There are not many people that would admit to being inspired by Tory grandee Michael Gove but I will.You see I was not sure there was a need for a new play about World War One, but then when I heard Gove going on about how the reported futility and suffering of the First World War was nothing more than left wing spin, and ranting on again about honour and glory and sacrifice - something I feel would be alien to such a self serving git - I felt the urge to put my metaphorical pen to paper. In truth I have long been angered by the politicians that, on one hand, talk of honouring those that fought for the country and, on the other, systematically dismantle what they were fighting for. So when idiots like Gove start talking their usual bollocks I feel a need to respond, and respond in the only way I can.

The First World War was not a war to end all wars but a tragedy whose blame lies with all sides, and its end was merely a ceasefire in a much longer conflict - a conflict that we still feel the implications of today. The Unknown Soldier focuses on a survivor of that war – a man who, for two years after the guns have fallen silent, has stayed behind to search the battlefields for the fallen. A lot has been written about the First World War - about its horrors, its great death toll, its historical implications – but little has been said about what happened immediately afterwards, particularly to those men who survived the carnage of the Western Front. The men who stayed behind to clear the land of the ravages of conflict, the men who built the great cemeteries, and the men that, changed by war, tried to return to find a normality in a world that would never be the same again.
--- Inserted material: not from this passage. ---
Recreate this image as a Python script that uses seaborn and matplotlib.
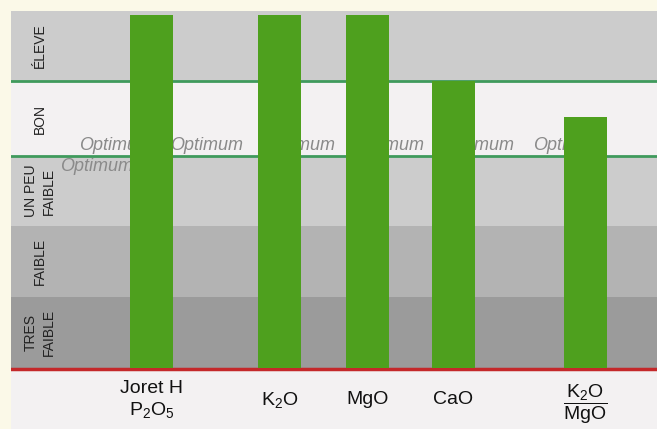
import numpy as np
import matplotlib.pyplot as plt
import pandas as pd
import seaborn as sns

plt.rcParams['font.family'] = ['Liberation Sans', 'DejaVu Sans']
plt.rcParams['mathtext.fontset'] = 'custom'
plt.rcParams['mathtext.rm'] = 'Liberation Sans'
plt.rcParams['mathtext.it'] = 'Liberation Sans:italic'

# categories and bar heights (scale: 0 = bottom red line, band top = 357)
labels = ['Joret H\nP$_2$O$_5$', 'K$_2$O', 'MgO', 'CaO',
          r'$\dfrac{\mathrm{K_2O}}{\mathrm{MgO}}$']
values = [353, 353, 353, 287, 251]
xpos = [151.5, 279.5, 367.5, 453.5, 585.5]

# level bands
bands = ['TRES\nFAIBLE', 'FAIBLE', 'UN PEU\nFAIBLE', 'BON', 'ÉLEVE']
band_edges = [0, 71, 142, 212, 287, 357]
band_colors = ['#9b9b9b', '#b3b3b3', '#cccccc', '#f3f1f2', '#cccccc']

# "Optimum" watermark positions
opt_x = [79, 170, 262, 351, 441, 533]
opt_x2 = [60]

fig = plt.figure(figsize=(6.57, 4.29), dpi=100, facecolor='#fbf9e8')
ax = fig.add_axes([11/657, 0, 646/657, 418/429])
ax.set_facecolor('#f3f1f2')

for i in range(len(bands)):
    ax.axhspan(band_edges[i], band_edges[i+1], color=band_colors[i], lw=0, zorder=0)
    mid = (band_edges[i] + band_edges[i+1]) / 2
    ax.text(40, mid, bands[i], rotation=90, ha='center', va='center',
            fontsize=10, color='#222222', linespacing=1.35,
            multialignment='center', zorder=1)

ax.axhline(band_edges[3], color='#3f9a5c', lw=2, zorder=1.5)
ax.axhline(band_edges[4], color='#3f9a5c', lw=2, zorder=1.5)
ax.axhline(-0.5, color='#c4282a', lw=2.5, zorder=1.5)

for x in opt_x:
    ax.text(x, 218, 'Optimum', fontsize=13, style='italic', color='#8a8a8a', zorder=1)
for x in opt_x2:
    ax.text(x, 197, 'Optimum', fontsize=13, style='italic', color='#8a8a8a', zorder=1)

df = pd.DataFrame({'x': xpos, 'y': values})
sns.barplot(data=df, x='x', y='y', native_scale=True, width=0.5,
            color='#4ea01e', saturation=1, ax=ax, zorder=3)

for x, lab in zip(xpos, labels):
    yy = -36 if lab.startswith('$') else -32
    ax.text(x, yy, lab, ha='center', va='center', fontsize=14,
            color='#111111', linespacing=1.2, multialignment='center')

ax.set_xlim(11, 657)
ax.set_ylim(-61, 357)
ax.set_xlabel('')
ax.set_ylabel('')
ax.set_xticks([])
ax.set_yticks([])
for s in ax.spines.values():
    s.set_visible(False)

fig.savefig('out.png', dpi=100, facecolor=fig.get_facecolor())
These are the casualties that are never counted, these are the inconvenient reminders the world wants to forget, but it was their experiences that shaped the politics of the early twentieth century and eventually saw the rise of a more caring society.

I hope The Unknown Soldier will provoke a fresh look at the consequences of that war on the individual and how those individuals were treated. It is a story about comradeship and betrayal that I think is strangely resonant today.

'It is as if we have not learned the lessons of the war of 90 years ago' – Harry Patch, The Last Tommy.